Net neutrality and the new media proceeding

Is there something wrong with making a buck?

A couple of weeks ago, Michael Geist pointed out that a number of submissions to the CRTC’s Diversity of Voices Proceeding provide fertile reading material on net neutrality proposals from the content sector. To date, much of the net neutrality dialog in Canada has been heard from carriers, end users and academics.

It is good to see the discussion engaged by other groups with a perspective of content production.

In the submission from the Canadian Media Guild, I think that some of their language is unfortunately chosen. For example, among their recommended measures, they are seeking:

A guarantee of “net neutrality,” by establishing a rule prohibiting internet service providers from controlling clients’ access to websites for commercial gain.

Personally, I don’t see a problem with commercial gain.

In fact, I’d like to think that the ISPs are achieving some commercial gain; unlike the model for subsidized media creation of Canadian content, ISPs have to make a profit or they will be forced to shut down. Commercial gain is necessary to ensure long term viability and ongoing investment.

Network management control is commonly invoked because of commercial issues – it allows cost effective deployment of resources.

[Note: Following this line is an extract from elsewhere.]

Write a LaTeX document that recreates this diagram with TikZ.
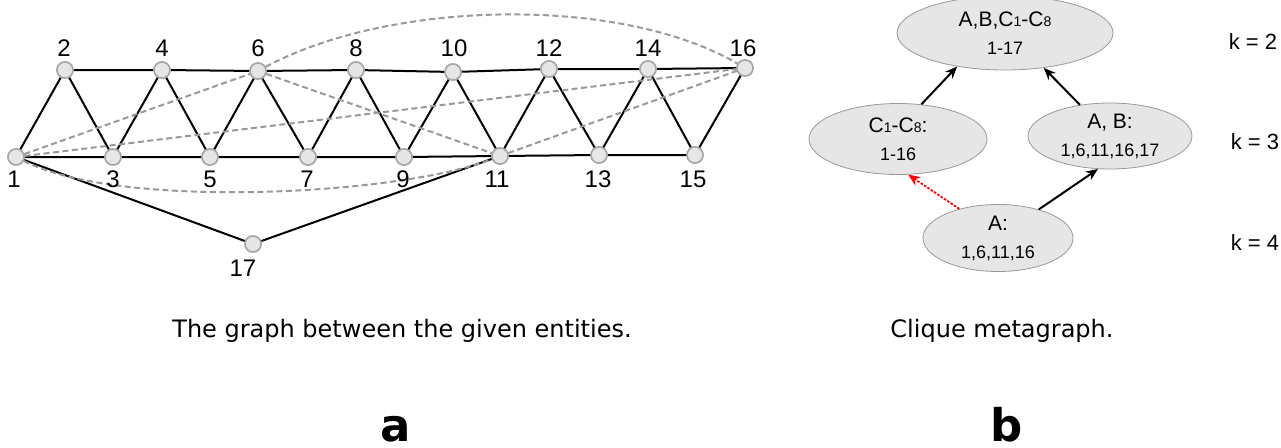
\documentclass[tikz,border=0pt]{standalone}
\usepackage{fontspec}
\setmainfont{Liberation Sans}
\newfontfamily\dejavu{DejaVu Sans}
\usetikzlibrary{arrows.meta,shapes.geometric}
\definecolor{vfill}{HTML}{E6E6E6}
\definecolor{vline}{HTML}{A6A6A6}
\definecolor{dline}{HTML}{999999}
\newcommand\smd[1]{{\fontsize{14}{14}\selectfont #1}}
\newcommand\numfont{\fontsize{18}{18}\selectfont}
\tikzset{
  vtx/.style={circle,fill=vfill,draw=vline,line width=1.5pt,minimum size=16pt,inner sep=0pt},
  lbl/.style={inner sep=0pt,font=\fontsize{24}{24}\selectfont},
  edge/.style={line width=2pt,black},
  dedge/.style={line width=2pt,dline,dash pattern=on 6pt off 3.5pt},
  ell/.style={ellipse,fill=vfill,draw=dline,line width=0.8pt,inner sep=0pt,align=center,
              font=\fontsize{21}{28}\selectfont,yshift=4pt},
  arr/.style={line width=2pt,-{Stealth[length=12pt,width=10pt]}},
  rarr/.style={line width=1.8pt,red,dash pattern=on 2.5pt off 1.5pt,-{Stealth[length=12pt,width=10pt]}},
  klbl/.style={inner sep=0pt,font=\fontsize{22}{22}\selectfont},
  captxt/.style={inner sep=0pt,font=\dejavu\fontsize{24}{24}\selectfont,anchor=base},
  bigtxt/.style={inner sep=0pt,font=\dejavu\bfseries\fontsize{45}{45}\selectfont,anchor=base}
}
\begin{document}
\begin{tikzpicture}[x=1pt,y=-1pt]
\useasboundingbox (0,0) rectangle (1281,447);
% vertices
\node[vtx] (n1) at (16,157) {};
\node[vtx] (n2) at (65,70) {};
\node[vtx] (n3) at (113,157) {};
\node[vtx] (n4) at (162,70) {};
\node[vtx] (n5) at (210,157) {};
\node[vtx] (n6) at (258,71) {};
\node[vtx] (n7) at (308,157) {};
\node[vtx] (n8) at (356,70) {};
\node[vtx] (n9) at (404,157) {};
\node[vtx] (n10) at (453,72) {};
\node[vtx] (n11) at (500,156) {};
\node[vtx] (n12) at (549,69) {};
\node[vtx] (n13) at (599,155) {};
\node[vtx] (n14) at (648,69) {};
\node[vtx] (n15) at (695,155) {};
\node[vtx] (n16) at (745,68) {};
\node[vtx] (n17) at (253,244) {};
% solid edges
\draw[edge] (n2)--(n4)--(n6)--(n8)--(n10)--(n12)--(n14)--(n16);
\draw[edge] (n1)--(n3)--(n5)--(n7)--(n9)--(n11)--(n13)--(n15);
\draw[edge] (n1)--(n2)--(n3)--(n4)--(n5)--(n6)--(n7)--(n8)--(n9)--(n10)--(n11)--(n12)--(n13)--(n14)--(n15)--(n16);
\draw[edge] (n1)--(n17)--(n11);
% dashed edges
\draw[dedge] (n1)--(n6);
\draw[dedge] (n1)--(n16);
\draw[dedge] (n6)--(n11);
\draw[dedge] (n11)--(n16);
\draw[dedge] (n1) .. controls (120,210) and (400,195) .. (n11);
\draw[dedge] (n6) .. controls (390,0) and (620,-5) .. (n16);
% redraw vertices on top
\foreach \i in {1,...,17} {\node[vtx] at (n\i) {};}
% labels
\node[lbl] (t2) at (64,48) {2};
\node[lbl] (t4) at (162,48) {4};
\node[lbl] (t6) at (258,48) {6};
\node[lbl] (t8) at (356,48) {8};
\node[lbl] (t10) at (454,48) {10};
\node[lbl] (t12) at (549,48) {12};
\node[lbl] (t14) at (648,48) {14};
\node[lbl] (t16) at (743,48) {16};
\node[lbl] (t1) at (14,179) {1};
\node[lbl] (t3) at (113,179) {3};
\node[lbl] (t5) at (210,179) {5};
\node[lbl] (t7) at (307,179) {7};
\node[lbl] (t9) at (403,179) {9};
\node[lbl] (t11) at (497,179) {11};
\node[lbl] (t13) at (598,179) {13};
\node[lbl] (t15) at (693,179) {15};
\node[lbl] (t17) at (243,268) {17};
% metagraph
\node[ell,minimum width=216pt,minimum height=74pt] (top) at (1005,37)
  {A,B,C\smd{1}-C\smd{8}\\{\numfont 1-17}};
\node[ell,minimum width=178pt,minimum height=71pt] (c18) at (898,143)
  {C\smd{1}-C\smd{8}:\\{\numfont 1-16}};
\node[ell,minimum width=164pt,minimum height=66pt] (ab) at (1110,140)
  {A, B:\\{\numfont 1,6,11,16,17}};
\node[ell,minimum width=150pt,minimum height=67pt] (a) at (998,242)
  {A:\\{\numfont 1,6,11,16}};
\draw[arr] (c18.56) -- (top.215);
\draw[arr] (ab.134) -- (top.318);
\draw[arr] (a.35) -- (ab.250);
\draw[rarr] (a.143) -- (c18.286);
\node[klbl] (k2) at (1253,42) {k = 2};
\node[klbl] (k3) at (1255,142) {k = 3};
\node[klbl] (k4) at (1255,243) {k = 4};
% captions
\node[captxt] (capa) at (402,337) {The graph between the given entities.};
\node[captxt] (capb) at (1002,337) {Clique metagraph.};
\node[bigtxt] (la) at (396,441) {a};
\node[bigtxt] (lb) at (1007,441) {b};
\end{tikzpicture}
\end{document}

The alternative is to vastly increase the assets such that capacity is never constrained, and recover the costs from subscribers or go out of business. The Media Guild’s proposal would seem to prohibit network management.

Isn’t the real issue whether ISPs control access in an unduly discriminatory manner? Undue discrimination is very different from commercial gain. Let’s not take a stand against profit.

We’ll look more at this proceeding later on.